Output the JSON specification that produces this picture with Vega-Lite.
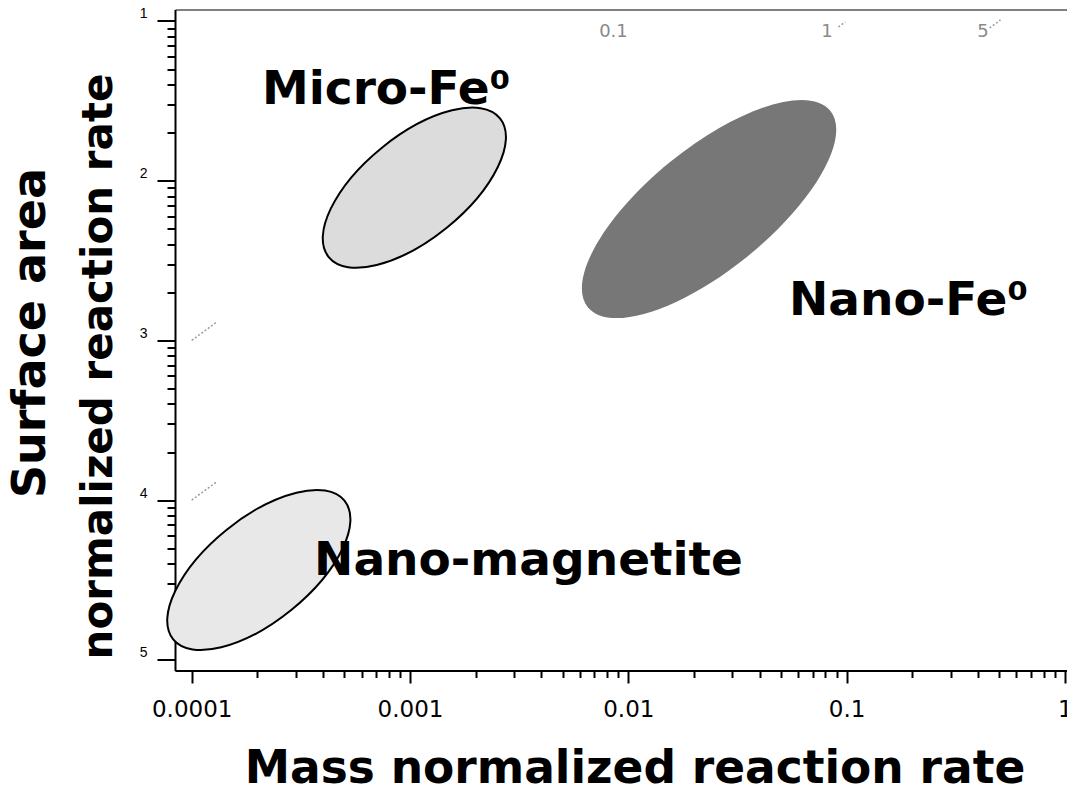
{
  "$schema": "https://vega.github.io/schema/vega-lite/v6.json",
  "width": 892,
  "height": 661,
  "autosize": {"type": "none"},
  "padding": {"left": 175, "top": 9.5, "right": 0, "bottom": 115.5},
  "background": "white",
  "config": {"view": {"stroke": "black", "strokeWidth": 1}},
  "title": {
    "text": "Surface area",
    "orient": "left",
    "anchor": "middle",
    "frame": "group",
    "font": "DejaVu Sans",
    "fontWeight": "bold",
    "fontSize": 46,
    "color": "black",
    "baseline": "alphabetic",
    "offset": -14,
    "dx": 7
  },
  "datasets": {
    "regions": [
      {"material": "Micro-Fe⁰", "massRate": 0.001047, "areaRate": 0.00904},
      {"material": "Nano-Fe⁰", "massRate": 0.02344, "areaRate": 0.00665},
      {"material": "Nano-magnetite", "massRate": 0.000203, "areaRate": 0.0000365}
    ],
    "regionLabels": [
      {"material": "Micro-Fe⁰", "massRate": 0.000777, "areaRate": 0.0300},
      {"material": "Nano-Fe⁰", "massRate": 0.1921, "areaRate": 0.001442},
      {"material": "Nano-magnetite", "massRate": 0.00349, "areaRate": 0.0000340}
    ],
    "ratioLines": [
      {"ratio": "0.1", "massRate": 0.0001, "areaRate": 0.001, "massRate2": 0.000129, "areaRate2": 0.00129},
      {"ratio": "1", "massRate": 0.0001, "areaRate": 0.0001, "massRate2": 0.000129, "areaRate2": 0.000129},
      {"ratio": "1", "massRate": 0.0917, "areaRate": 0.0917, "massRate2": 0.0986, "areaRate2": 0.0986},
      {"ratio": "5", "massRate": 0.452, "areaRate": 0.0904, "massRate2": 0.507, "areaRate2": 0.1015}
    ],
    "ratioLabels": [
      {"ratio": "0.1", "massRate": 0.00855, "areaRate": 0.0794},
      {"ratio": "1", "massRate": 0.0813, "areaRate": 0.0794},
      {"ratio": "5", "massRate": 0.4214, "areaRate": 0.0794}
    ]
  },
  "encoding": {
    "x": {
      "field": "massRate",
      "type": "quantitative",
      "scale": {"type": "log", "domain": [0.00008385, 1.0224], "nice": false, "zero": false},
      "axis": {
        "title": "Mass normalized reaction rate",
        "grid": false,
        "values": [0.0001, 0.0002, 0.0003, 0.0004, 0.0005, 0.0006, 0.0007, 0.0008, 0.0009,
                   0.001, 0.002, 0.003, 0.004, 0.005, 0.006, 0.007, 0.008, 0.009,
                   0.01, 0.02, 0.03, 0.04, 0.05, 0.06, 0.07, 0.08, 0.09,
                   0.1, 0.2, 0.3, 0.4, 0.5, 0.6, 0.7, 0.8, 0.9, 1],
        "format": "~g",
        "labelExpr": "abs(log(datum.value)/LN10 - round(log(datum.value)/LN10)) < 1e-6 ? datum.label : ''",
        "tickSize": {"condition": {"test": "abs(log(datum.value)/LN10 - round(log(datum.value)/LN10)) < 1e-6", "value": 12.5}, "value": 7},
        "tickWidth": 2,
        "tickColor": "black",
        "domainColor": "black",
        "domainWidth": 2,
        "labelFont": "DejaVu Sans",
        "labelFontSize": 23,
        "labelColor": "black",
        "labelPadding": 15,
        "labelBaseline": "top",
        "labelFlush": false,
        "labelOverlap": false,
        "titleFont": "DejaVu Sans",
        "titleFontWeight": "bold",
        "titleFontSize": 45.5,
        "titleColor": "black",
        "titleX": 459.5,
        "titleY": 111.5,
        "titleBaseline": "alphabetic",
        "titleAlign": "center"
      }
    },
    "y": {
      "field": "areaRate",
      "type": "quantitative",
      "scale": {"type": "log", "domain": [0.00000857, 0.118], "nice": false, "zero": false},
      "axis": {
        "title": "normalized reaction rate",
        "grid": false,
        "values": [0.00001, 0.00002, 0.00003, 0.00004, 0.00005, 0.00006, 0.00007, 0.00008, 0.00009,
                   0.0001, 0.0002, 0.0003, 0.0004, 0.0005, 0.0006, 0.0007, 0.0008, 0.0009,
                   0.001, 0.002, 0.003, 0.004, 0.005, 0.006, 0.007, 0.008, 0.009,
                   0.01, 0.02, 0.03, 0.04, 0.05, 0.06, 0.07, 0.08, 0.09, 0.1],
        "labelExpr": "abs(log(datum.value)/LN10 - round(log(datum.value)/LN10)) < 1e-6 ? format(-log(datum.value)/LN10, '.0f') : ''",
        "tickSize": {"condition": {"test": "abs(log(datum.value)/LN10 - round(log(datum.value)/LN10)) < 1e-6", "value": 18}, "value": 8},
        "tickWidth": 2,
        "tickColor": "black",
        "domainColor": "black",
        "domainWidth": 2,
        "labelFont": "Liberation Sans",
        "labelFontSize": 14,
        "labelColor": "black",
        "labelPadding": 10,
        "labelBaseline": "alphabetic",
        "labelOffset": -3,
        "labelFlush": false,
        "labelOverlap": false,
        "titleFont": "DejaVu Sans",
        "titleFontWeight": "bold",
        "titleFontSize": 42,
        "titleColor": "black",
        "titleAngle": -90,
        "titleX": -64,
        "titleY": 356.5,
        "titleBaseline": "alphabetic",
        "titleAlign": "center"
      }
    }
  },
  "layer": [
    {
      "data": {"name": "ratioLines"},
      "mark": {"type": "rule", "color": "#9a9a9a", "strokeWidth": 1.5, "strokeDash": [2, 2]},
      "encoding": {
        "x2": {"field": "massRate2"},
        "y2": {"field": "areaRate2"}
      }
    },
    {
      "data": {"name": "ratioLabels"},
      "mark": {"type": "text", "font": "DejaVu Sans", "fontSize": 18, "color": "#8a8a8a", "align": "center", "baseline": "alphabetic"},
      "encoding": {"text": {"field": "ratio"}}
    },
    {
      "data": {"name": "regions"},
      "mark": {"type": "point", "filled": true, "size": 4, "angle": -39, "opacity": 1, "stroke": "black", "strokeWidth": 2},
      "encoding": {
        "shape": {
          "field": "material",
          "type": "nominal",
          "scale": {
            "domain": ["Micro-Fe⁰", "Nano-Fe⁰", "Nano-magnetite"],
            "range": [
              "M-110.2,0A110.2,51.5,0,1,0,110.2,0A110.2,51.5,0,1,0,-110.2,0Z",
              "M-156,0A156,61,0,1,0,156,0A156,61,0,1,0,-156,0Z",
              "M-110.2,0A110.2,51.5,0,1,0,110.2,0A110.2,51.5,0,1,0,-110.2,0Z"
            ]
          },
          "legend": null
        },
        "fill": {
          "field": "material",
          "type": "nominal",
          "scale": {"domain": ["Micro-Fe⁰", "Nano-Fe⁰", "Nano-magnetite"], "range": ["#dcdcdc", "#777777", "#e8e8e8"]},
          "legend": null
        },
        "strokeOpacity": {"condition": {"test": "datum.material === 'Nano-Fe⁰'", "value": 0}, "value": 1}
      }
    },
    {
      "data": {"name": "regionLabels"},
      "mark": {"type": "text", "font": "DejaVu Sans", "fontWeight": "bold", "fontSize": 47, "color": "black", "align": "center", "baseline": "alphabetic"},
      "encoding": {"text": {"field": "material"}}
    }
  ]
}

[Exercise brief] Restate the whole listing above exactly, please, omitting every image.

[Full output]
Output the JSON specification that produces this picture with Vega-Lite.
{
  "$schema": "https://vega.github.io/schema/vega-lite/v6.json",
  "width": 892,
  "height": 661,
  "autosize": {"type": "none"},
  "padding": {"left": 175, "top": 9.5, "right": 0, "bottom": 115.5},
  "background": "white",
  "config": {"view": {"stroke": "black", "strokeWidth": 1}},
  "title": {
    "text": "Surface area",
    "orient": "left",
    "anchor": "middle",
    "frame": "group",
    "font": "DejaVu Sans",
    "fontWeight": "bold",
    "fontSize": 46,
    "color": "black",
    "baseline": "alphabetic",
    "offset": -14,
    "dx": 7
  },
  "datasets": {
    "regions": [
      {"material": "Micro-Fe⁰", "massRate": 0.001047, "areaRate": 0.00904},
      {"material": "Nano-Fe⁰", "massRate": 0.02344, "areaRate": 0.00665},
      {"material": "Nano-magnetite", "massRate": 0.000203, "areaRate": 0.0000365}
    ],
    "regionLabels": [
      {"material": "Micro-Fe⁰", "massRate": 0.000777, "areaRate": 0.0300},
      {"material": "Nano-Fe⁰", "massRate": 0.1921, "areaRate": 0.001442},
      {"material": "Nano-magnetite", "massRate": 0.00349, "areaRate": 0.0000340}
    ],
    "ratioLines": [
      {"ratio": "0.1", "massRate": 0.0001, "areaRate": 0.001, "massRate2": 0.000129, "areaRate2": 0.00129},
      {"ratio": "1", "massRate": 0.0001, "areaRate": 0.0001, "massRate2": 0.000129, "areaRate2": 0.000129},
      {"ratio": "1", "massRate": 0.0917, "areaRate": 0.0917, "massRate2": 0.0986, "areaRate2": 0.0986},
      {"ratio": "5", "massRate": 0.452, "areaRate": 0.0904, "massRate2": 0.507, "areaRate2": 0.1015}
    ],
    "ratioLabels": [
      {"ratio": "0.1", "massRate": 0.00855, "areaRate": 0.0794},
      {"ratio": "1", "massRate": 0.0813, "areaRate": 0.0794},
      {"ratio": "5", "massRate": 0.4214, "areaRate": 0.0794}
    ]
  },
  "encoding": {
    "x": {
      "field": "massRate",
      "type": "quantitative",
      "scale": {"type": "log", "domain": [0.00008385, 1.0224], "nice": false, "zero": false},
      "axis": {
        "title": "Mass normalized reaction rate",
        "grid": false,
        "values": [0.0001, 0.0002, 0.0003, 0.0004, 0.0005, 0.0006, 0.0007, 0.0008, 0.0009,
                   0.001, 0.002, 0.003, 0.004, 0.005, 0.006, 0.007, 0.008, 0.009,
                   0.01, 0.02, 0.03, 0.04, 0.05, 0.06, 0.07, 0.08, 0.09,
                   0.1, 0.2, 0.3, 0.4, 0.5, 0.6, 0.7, 0.8, 0.9, 1],
        "format": "~g",
        "labelExpr": "abs(log(datum.value)/LN10 - round(log(datum.value)/LN10)) < 1e-6 ? datum.label : ''",
        "tickSize": {"condition": {"test": "abs(log(datum.value)/LN10 - round(log(datum.value)/LN10)) < 1e-6", "value": 12.5}, "value": 7},
        "tickWidth": 2,
        "tickColor": "black",
        "domainColor": "black",
        "domainWidth": 2,
        "labelFont": "DejaVu Sans",
        "labelFontSize": 23,
        "labelColor": "black",
        "labelPadding": 15,
        "labelBaseline": "top",
        "labelFlush": false,
        "labelOverlap": false,
        "titleFont": "DejaVu Sans",
        "titleFontWeight": "bold",
        "titleFontSize": 45.5,
        "titleColor": "black",
        "titleX": 459.5,
        "titleY": 111.5,
        "titleBaseline": "alphabetic",
        "titleAlign": "center"
      }
    },
    "y": {
      "field": "areaRate",
      "type": "quantitative",
      "scale": {"type": "log", "domain": [0.00000857, 0.118], "nice": false, "zero": false},
      "axis": {
        "title": "normalized reaction rate",
        "grid": false,
        "values": [0.00001, 0.00002, 0.00003, 0.00004, 0.00005, 0.00006, 0.00007, 0.00008, 0.00009,
                   0.0001, 0.0002, 0.0003, 0.0004, 0.0005, 0.0006, 0.0007, 0.0008, 0.0009,
                   0.001, 0.002, 0.003, 0.004, 0.005, 0.006, 0.007, 0.008, 0.009,
                   0.01, 0.02, 0.03, 0.04, 0.05, 0.06, 0.07, 0.08, 0.09, 0.1],
        "labelExpr": "abs(log(datum.value)/LN10 - round(log(datum.value)/LN10)) < 1e-6 ? format(-log(datum.value)/LN10, '.0f') : ''",
        "tickSize": {"condition": {"test": "abs(log(datum.value)/LN10 - round(log(datum.value)/LN10)) < 1e-6", "value": 18}, "value": 8},
        "tickWidth": 2,
        "tickColor": "black",
        "domainColor": "black",
        "domainWidth": 2,
        "labelFont": "Liberation Sans",
        "labelFontSize": 14,
        "labelColor": "black",
        "labelPadding": 10,
        "labelBaseline": "alphabetic",
        "labelOffset": -3,
        "labelFlush": false,
        "labelOverlap": false,
        "titleFont": "DejaVu Sans",
        "titleFontWeight": "bold",
        "titleFontSize": 42,
        "titleColor": "black",
        "titleAngle": -90,
        "titleX": -64,
        "titleY": 356.5,
        "titleBaseline": "alphabetic",
        "titleAlign": "center"
      }
    }
  },
  "layer": [
    {
      "data": {"name": "ratioLines"},
      "mark": {"type": "rule", "color": "#9a9a9a", "strokeWidth": 1.5, "strokeDash": [2, 2]},
      "encoding": {
        "x2": {"field": "massRate2"},
        "y2": {"field": "areaRate2"}
      }
    },
    {
      "data": {"name": "ratioLabels"},
      "mark": {"type": "text", "font": "DejaVu Sans", "fontSize": 18, "color": "#8a8a8a", "align": "center", "baseline": "alphabetic"},
      "encoding": {"text": {"field": "ratio"}}
    },
    {
      "data": {"name": "regions"},
      "mark": {"type": "point", "filled": true, "size": 4, "angle": -39, "opacity": 1, "stroke": "black", "strokeWidth": 2},
      "encoding": {
        "shape": {
          "field": "material",
          "type": "nominal",
          "scale": {
            "domain": ["Micro-Fe⁰", "Nano-Fe⁰", "Nano-magnetite"],
            "range": [
              "M-110.2,0A110.2,51.5,0,1,0,110.2,0A110.2,51.5,0,1,0,-110.2,0Z",
              "M-156,0A156,61,0,1,0,156,0A156,61,0,1,0,-156,0Z",
              "M-110.2,0A110.2,51.5,0,1,0,110.2,0A110.2,51.5,0,1,0,-110.2,0Z"
            ]
          },
          "legend": null
        },
        "fill": {
          "field": "material",
          "type": "nominal",
          "scale": {"domain": ["Micro-Fe⁰", "Nano-Fe⁰", "Nano-magnetite"], "range": ["#dcdcdc", "#777777", "#e8e8e8"]},
          "legend": null
        },
        "strokeOpacity": {"condition": {"test": "datum.material === 'Nano-Fe⁰'", "value": 0}, "value": 1}
      }
    },
    {
      "data": {"name": "regionLabels"},
      "mark": {"type": "text", "font": "DejaVu Sans", "fontWeight": "bold", "fontSize": 47, "color": "black", "align": "center", "baseline": "alphabetic"},
      "encoding": {"text": {"field": "material"}}
    }
  ]
}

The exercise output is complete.